CTA strategies came back to prominence in 2008 when they generated big returns despite a collapse in asset prices across the board. While everyone else was blaming their losses on the unprecedented market conditions, managed futures funds were having their best year of the decade. Back-tested, the TVI returned close to 21% in 2008 and many CTAs reported much higher returns even than that -- which in turn has led many product providers to find ways to cash in on that stellar performance by marketing these strategies to the mass market.
Investors are right to consider adding some CTA-like exposure to their portfolios, but not because they can help deliver short-term outperformance.

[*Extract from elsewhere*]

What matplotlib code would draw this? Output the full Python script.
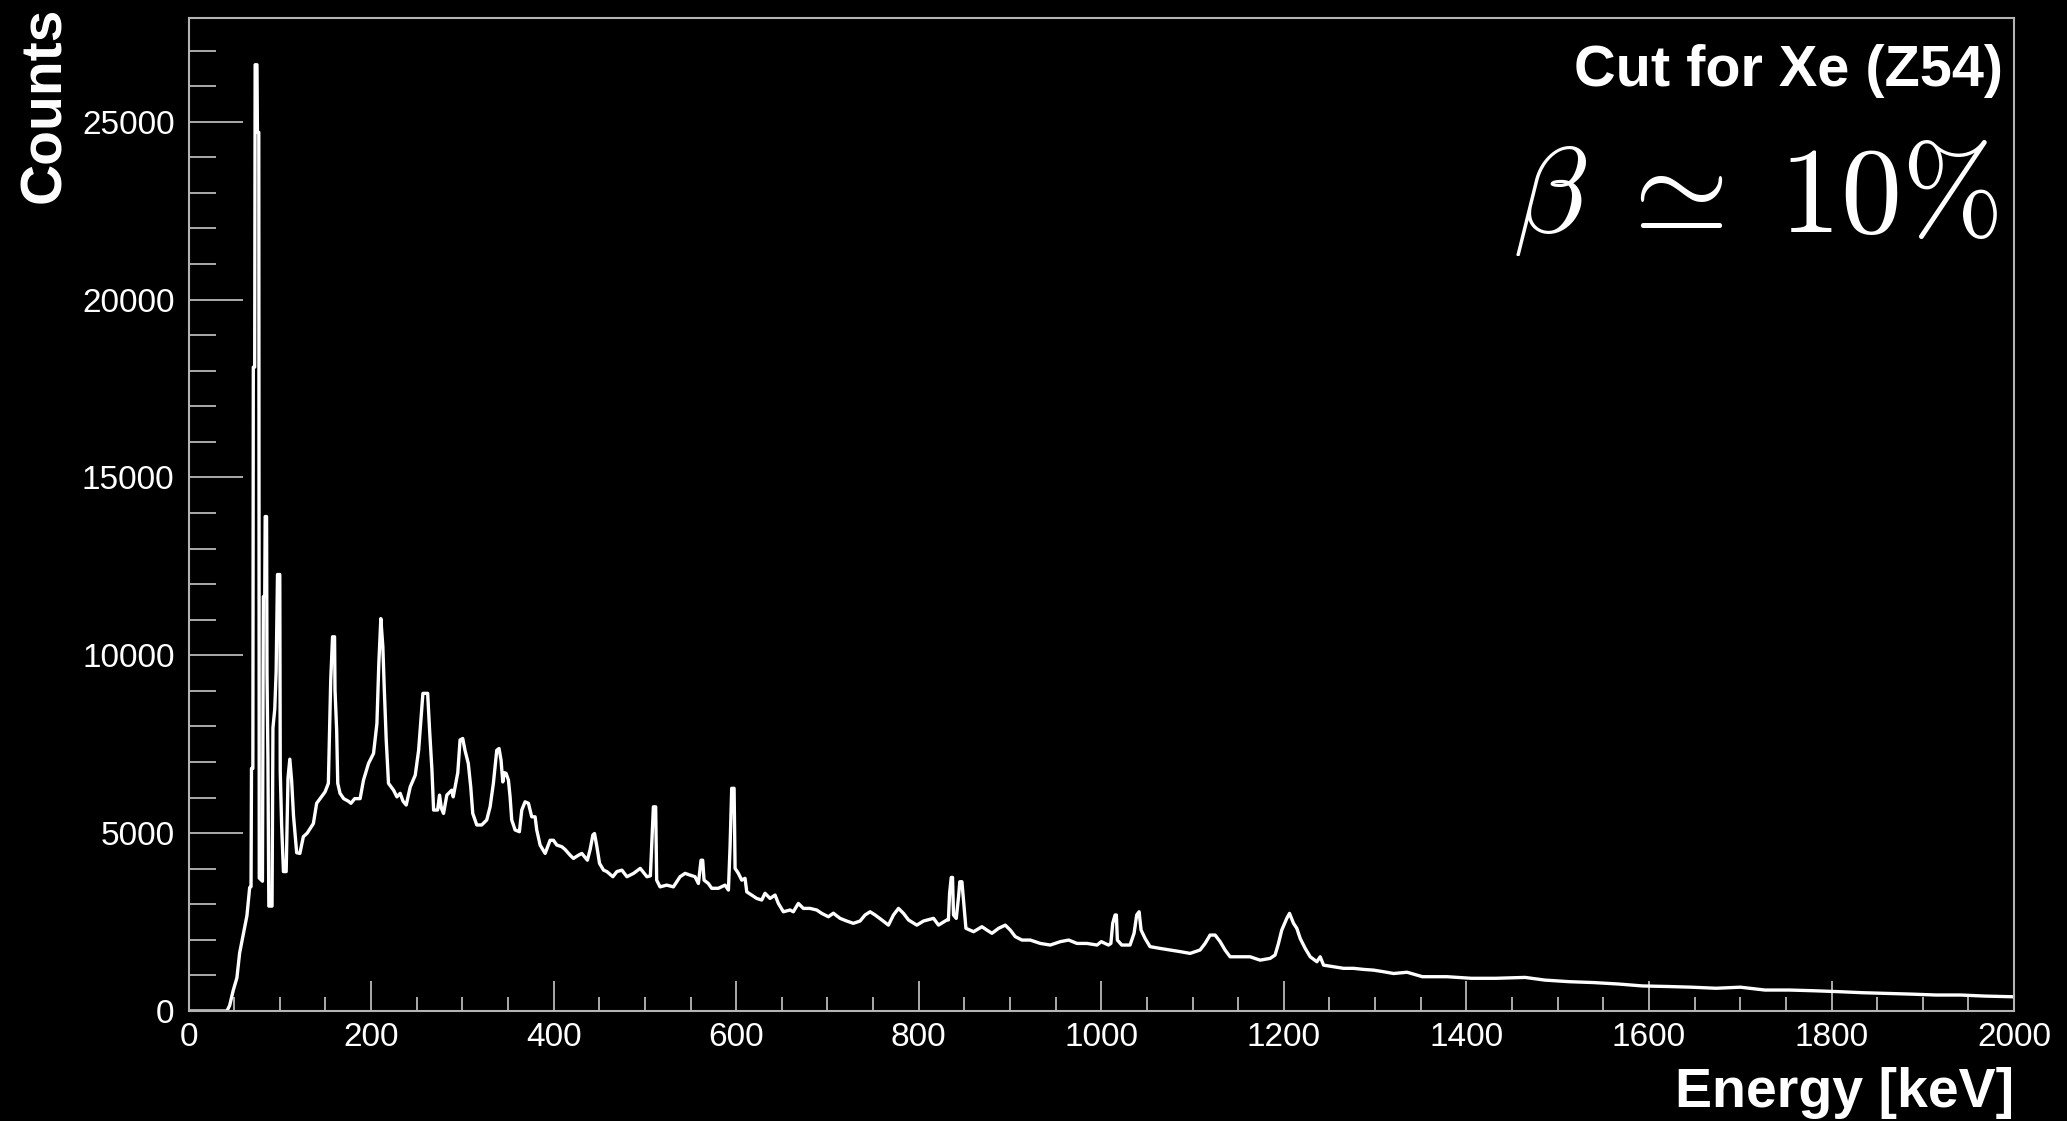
import matplotlib
matplotlib.use("Agg")
import matplotlib.pyplot as plt
from matplotlib.ticker import MultipleLocator

plt.rcParams["font.family"] = ["Liberation Sans", "DejaVu Sans"]

# Energy spectrum (keV, counts)
energy = [
    0, 42, 45, 49, 53, 56, 60, 64, 67, 68.5, 69, 70.5, 71, 72.5, 73, 75, 75.5, 77,
    77.5, 81, 82, 83.5, 84, 85.5, 86, 87, 88, 91.5, 92.5, 94.5, 96, 97.5, 100,
    100.5, 102, 104, 107, 109, 111, 113, 115, 118.5, 122, 125.8, 130, 136.8,
    140.4, 145, 149.6, 153.2, 155.8, 157.8, 160, 160.5, 162.3, 163.5, 166, 170,
    175, 178, 182, 188, 191.7, 197.2, 202.7, 206.4, 208.5, 210.7, 212.9, 214.4,
    216.6, 219.1, 224.6, 228.3, 231.9, 235, 238.5, 242.9, 248.4, 252.1, 254.6,
    256.8, 262, 264.1, 266.7, 268.5, 272.9, 275, 277, 279.4, 283, 288.5, 290,
    295, 297.5, 300.4, 302.9, 306.5, 309.2, 311.4, 315.8, 321.2, 326.7, 330.4,
    334, 337.7, 340.2, 342.4, 344.3, 346, 347.9, 350.5, 352.3, 354.1, 357.8,
    362.5, 365.1, 368.7, 372.4, 376, 379.7, 381.5, 385.2, 390.7, 396.1, 399.8,
    403.5, 408.9, 412.6, 418.1, 421.7, 427.2, 430.9, 437, 440, 443, 444.8,
    447.4, 450.3, 454.7, 458.3, 464.9, 469.3, 474.8, 480.3, 487.6, 494.9,
    502.2, 506, 507.5, 509.3, 511.8, 512.9, 516.6, 523.9, 531.2, 538.5, 544,
    549.5, 554.9, 558.6, 561.5, 563.3, 564.8, 569.5, 573.2, 580.5, 587.8,
    591.5, 593.3, 595.1, 597.7, 598.8, 602.4, 606.1, 609.7, 611.6, 617, 622.5,
    628, 631.6, 637.1, 642.6, 646.2, 651.7, 659, 662.6, 668.1, 673.6, 680.9,
    688.2, 693.7, 701, 706.5, 713.8, 721.1, 728.4, 735.7, 741.2, 746.7, 752.2,
    759.5, 766.8, 772.3, 777.8, 783.3, 788.8, 797.9, 805.2, 816.2, 821.7,
    830.8, 832.5, 833.8, 835.6, 837, 838.1, 841.1, 843.6, 845, 847.3, 849.9,
    851.7, 860.1, 869.2, 874.7, 880.2, 887.5, 894.8, 900.3, 905.8, 913.1,
    922.2, 933.2, 944.1, 955.1, 964.2, 973.4, 984.3, 995.3, 1000, 1007.8,
    1010.5, 1012.5, 1015.1, 1016.5, 1017.6, 1022.4, 1031.5, 1035.9, 1038.8,
    1041.4, 1043.6, 1048, 1053.4, 1064.4, 1075.4, 1086.3, 1097.3, 1108.2,
    1113.7, 1119.2, 1124.7, 1130.2, 1135.6, 1141.1, 1152.1, 1163, 1174, 1185,
    1190.4, 1194.1, 1197.7, 1203.2, 1206.2, 1210.6, 1214.2, 1217.9, 1223.4,
    1228.9, 1236.2, 1239.8, 1243.5, 1254.4, 1265.4, 1276.3, 1287.3, 1298.2,
    1309.2, 1320.2, 1335, 1351.8, 1378.6, 1405.4, 1432.2, 1464.3, 1485.8,
    1512.6, 1539.4, 1566.2, 1593, 1619.8, 1646.6, 1673.4, 1700.2, 1727,
    1753.8, 1780.6, 1807.4, 1834.2, 1861, 1887.8, 1914.6, 1941.4, 1968.2, 2000,
]
counts = [
    0, 0, 150, 580, 930, 1630, 2160, 2680, 3470, 3500, 6820, 6820, 18100, 18100,
    26600, 26600, 24700, 24700, 3740, 3650, 11650, 11650, 13900, 13900, 9450,
    7080, 2950, 2950, 7960, 8490, 9540, 12270, 12270, 6730, 5240, 3920, 3920,
    6550, 7080, 6470, 5500, 4450, 4430, 4900, 5000, 5270, 5840, 6000, 6160,
    6400, 9300, 10520, 10520, 9020, 7900, 6400, 6120, 5970, 5900, 5840, 5970,
    5970, 6490, 6960, 7240, 8080, 9770, 11030, 10240, 9110, 7620, 6400, 6210,
    6020, 6120, 5900, 5790, 6300, 6630, 7330, 8180, 8930, 8930, 7900, 6770,
    5650, 5650, 6070, 5700, 5555, 6070, 6210, 6020, 6700, 7620, 7660, 7330,
    6960, 6300, 5555, 5230, 5230, 5370, 5740, 6400, 7330, 7380, 7050, 6440,
    6700, 6680, 6490, 6020, 5370, 5090, 5040, 5650, 5880, 5840, 5460, 5460,
    5090, 4665, 4430, 4800, 4800, 4665, 4620, 4540, 4380, 4290, 4380, 4430,
    4240, 4540, 4950, 4990, 4620, 4150, 3960, 3920, 3775, 3920, 3960, 3775,
    3870, 4010, 3775, 3800, 4710, 5740, 5740, 3680, 3490, 3540, 3490, 3775,
    3870, 3820, 3775, 3585, 4240, 4240, 3680, 3585, 3450, 3450, 3540, 3400,
    4620, 6260, 6260, 4010, 3870, 3680, 3730, 3350, 3260, 3165, 3120, 3310,
    3165, 3260, 3025, 2790, 2840, 2790, 3025, 2885, 2885, 2840, 2745, 2650,
    2750, 2605, 2530, 2465, 2530, 2700, 2790, 2700, 2560, 2415, 2700, 2885,
    2745, 2560, 2415, 2530, 2605, 2415, 2560, 2560, 3305, 3755, 3755, 2700,
    2605, 3210, 3635, 3635, 2840, 2325, 2230, 2370, 2275, 2185, 2325, 2415,
    2275, 2090, 1995, 1995, 1900, 1855, 1950, 1995, 1900, 1900, 1855, 1950,
    1855, 1900, 2465, 2700, 2700, 1995, 1855, 1855, 2185, 2700, 2790, 2275,
    2040, 1810, 1760, 1715, 1670, 1620, 1715, 1900, 2135, 2135, 1950, 1715,
    1525, 1525, 1525, 1430, 1480, 1575, 1900, 2275, 2605, 2745, 2465, 2325,
    2040, 1760, 1525, 1385, 1525, 1290, 1245, 1200, 1200, 1170, 1150, 1105,
    1055, 1090, 965, 965, 920, 920, 945, 870, 825, 800, 760, 705, 690, 670,
    640, 670, 590, 590, 570, 545, 515, 495, 475, 450, 450, 420, 400,
]

x_ticks = [0, 200, 400, 600, 800, 1000, 1200, 1400, 1600, 1800, 2000]
y_ticks = [0, 5000, 10000, 15000, 20000, 25000]

fig = plt.figure(figsize=(20.67, 11.21), dpi=100, facecolor="black")
ax = fig.add_axes([0.0912, 0.0981, 0.8832, 0.8854])
ax.set_facecolor("black")

ax.plot(energy, counts, color="white", lw=2.4)

ax.set_xlim(0, 2000)
ax.set_ylim(0, 27900)
ax.set_xticks(x_ticks)
ax.set_yticks(y_ticks)
ax.xaxis.set_minor_locator(MultipleLocator(50))
ax.yaxis.set_minor_locator(MultipleLocator(1000))

for s in ax.spines.values():
    s.set_color("#b4b4b4")
    s.set_linewidth(1.5)

ax.tick_params(which="both", direction="in", color="#c8c8c8", labelcolor="white",
               top=False, right=False, width=1.2)
ax.tick_params(axis="y", which="major", length=39, pad=10, labelsize=24)
ax.tick_params(axis="y", which="minor", length=19.5)
ax.tick_params(axis="x", which="major", length=21.6, pad=8, labelsize=24)
ax.tick_params(axis="x", which="minor", length=10)

fig.text(0.9744, 1 - 1107 / 1121, "Energy [keV]", color="white", fontsize=40,
         fontweight="bold", ha="right", va="baseline")
fig.text(45 / 2067, 1 - 6.6 / 1121, "Counts", color="white", fontsize=41,
         fontweight="bold", rotation=90, ha="center", va="top")
fig.text(2003 / 2067, 1 - 86 / 1121, "Cut for Xe (Z54)", color="white",
         fontsize=41.5, fontweight="bold", ha="right", va="baseline")
fig.text(1999 / 2067, 1 - 232 / 1121, r"$\beta\;\simeq\;10\%$", color="white",
         fontsize=88, math_fontfamily="cm", ha="right", va="baseline")

fig.savefig("out.png", dpi=100, facecolor="black")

"You don't invest in a hedge fund to outperform, that's where the trap came in last year," said Sperandeo. "Hedge funds are not supposed to outperform, they're meant to make money all the time. But investors say: 'I'm paying you 2 and 20, you've gotta outperform.' And that's why what we have today are really leveraged funds."
Instead, investors should not focus on making the most money, but on losing the least. "According to Einstein, the greatest force in the universe is compound interest," said Sperandeo. "And that means don't lose. If you don't lose, you compound interest, but if you lose you have to make a lot more to get back to even."

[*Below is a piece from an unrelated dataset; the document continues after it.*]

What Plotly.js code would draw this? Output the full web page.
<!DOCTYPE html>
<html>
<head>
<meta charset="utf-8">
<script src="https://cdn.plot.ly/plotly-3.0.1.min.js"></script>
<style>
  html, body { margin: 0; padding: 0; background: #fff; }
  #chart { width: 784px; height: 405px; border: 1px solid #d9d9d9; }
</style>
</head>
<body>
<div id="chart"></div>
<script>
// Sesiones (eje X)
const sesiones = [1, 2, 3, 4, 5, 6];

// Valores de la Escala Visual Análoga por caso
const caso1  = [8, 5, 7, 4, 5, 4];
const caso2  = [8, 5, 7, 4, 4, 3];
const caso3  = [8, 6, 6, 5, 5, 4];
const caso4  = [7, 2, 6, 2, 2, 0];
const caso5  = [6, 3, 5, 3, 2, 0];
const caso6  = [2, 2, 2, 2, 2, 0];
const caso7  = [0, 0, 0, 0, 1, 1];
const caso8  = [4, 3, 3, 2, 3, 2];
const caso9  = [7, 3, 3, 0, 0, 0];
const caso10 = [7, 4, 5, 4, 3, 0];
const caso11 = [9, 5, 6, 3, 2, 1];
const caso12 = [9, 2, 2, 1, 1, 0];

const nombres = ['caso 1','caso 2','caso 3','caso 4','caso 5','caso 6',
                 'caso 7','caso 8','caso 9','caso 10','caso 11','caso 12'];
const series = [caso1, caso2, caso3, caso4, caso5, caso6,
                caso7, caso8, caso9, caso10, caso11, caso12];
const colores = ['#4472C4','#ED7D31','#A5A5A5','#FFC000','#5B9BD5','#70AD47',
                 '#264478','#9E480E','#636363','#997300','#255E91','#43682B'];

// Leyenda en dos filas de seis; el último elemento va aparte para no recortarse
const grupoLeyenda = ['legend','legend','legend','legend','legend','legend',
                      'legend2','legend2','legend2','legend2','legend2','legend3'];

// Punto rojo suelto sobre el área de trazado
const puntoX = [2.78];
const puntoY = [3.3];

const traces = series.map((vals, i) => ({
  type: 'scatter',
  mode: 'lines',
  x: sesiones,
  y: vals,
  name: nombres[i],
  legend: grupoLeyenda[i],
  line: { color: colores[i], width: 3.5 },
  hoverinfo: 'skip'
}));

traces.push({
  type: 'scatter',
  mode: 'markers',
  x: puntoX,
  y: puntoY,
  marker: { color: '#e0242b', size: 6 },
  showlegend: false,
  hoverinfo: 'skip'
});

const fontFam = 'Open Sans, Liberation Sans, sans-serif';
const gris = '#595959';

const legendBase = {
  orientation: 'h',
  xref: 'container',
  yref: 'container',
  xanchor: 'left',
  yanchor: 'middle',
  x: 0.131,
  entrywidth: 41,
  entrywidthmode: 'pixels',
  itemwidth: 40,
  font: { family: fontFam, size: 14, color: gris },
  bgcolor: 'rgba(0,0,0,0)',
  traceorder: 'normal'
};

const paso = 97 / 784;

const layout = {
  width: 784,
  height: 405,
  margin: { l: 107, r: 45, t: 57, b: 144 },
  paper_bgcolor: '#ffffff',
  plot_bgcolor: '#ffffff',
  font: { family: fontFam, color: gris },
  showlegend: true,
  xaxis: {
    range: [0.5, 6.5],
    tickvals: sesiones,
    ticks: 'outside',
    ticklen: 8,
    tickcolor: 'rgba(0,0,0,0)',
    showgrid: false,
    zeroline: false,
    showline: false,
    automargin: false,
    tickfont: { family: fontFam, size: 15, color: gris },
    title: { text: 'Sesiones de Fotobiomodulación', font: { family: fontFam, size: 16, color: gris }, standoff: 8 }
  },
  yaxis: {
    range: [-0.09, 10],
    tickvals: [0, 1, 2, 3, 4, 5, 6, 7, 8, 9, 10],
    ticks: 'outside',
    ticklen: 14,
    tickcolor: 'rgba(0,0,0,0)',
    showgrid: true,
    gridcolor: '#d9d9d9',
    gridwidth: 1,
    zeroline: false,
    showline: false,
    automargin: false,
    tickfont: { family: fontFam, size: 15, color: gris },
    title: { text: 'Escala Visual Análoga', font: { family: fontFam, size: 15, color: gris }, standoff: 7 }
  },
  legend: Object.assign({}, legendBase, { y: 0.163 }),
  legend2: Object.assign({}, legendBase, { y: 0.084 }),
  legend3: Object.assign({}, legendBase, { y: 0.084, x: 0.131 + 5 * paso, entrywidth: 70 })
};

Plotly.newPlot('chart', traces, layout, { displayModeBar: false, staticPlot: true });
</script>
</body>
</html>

Unsurprisingly, the index he and RBS have created does a good job of not losing. From July 1990 to May 2009, it would have recorded positive returns in 98.1% of the 227 rolling 12-month periods and its worst 12-month performance would have been -0.9%. And its annualised return would have been 13%, with a volatility of 7.3%. Compare that to the 6.7% volatility and 7.3% return of the World Government Bond Index during the same period.
The trick to this kind of performance is a complex algorithmic trading strategy tailored for each of the 24 futures contracts in the portfolio. Using moving averages of the percentage changes -- rather than price changes -- in the underlying, the system identifies trends and bets on them. The result is a trading strategy that profits when volatility is high.
However, one thing CTAs aren't good at is picking tops or bottoms of markets. During the transition from long to short, there is inevitably a period when the strategy isn't making money because its purpose is to follow, not to predict.
So, while CTAs had a great year following the bear trend in 2008, they are not doing so well in 2009 -- just as some of these CTA products are coming to the mass market. Trader Vic's index, for example, is down slightly more than 1% year-to-date -- and was down as much as 7% at one point. The 12-month performance is still up more than 5%, but negative numbers for 2009 could make for a tough sell in Asia, even if the long-term rationale is sound.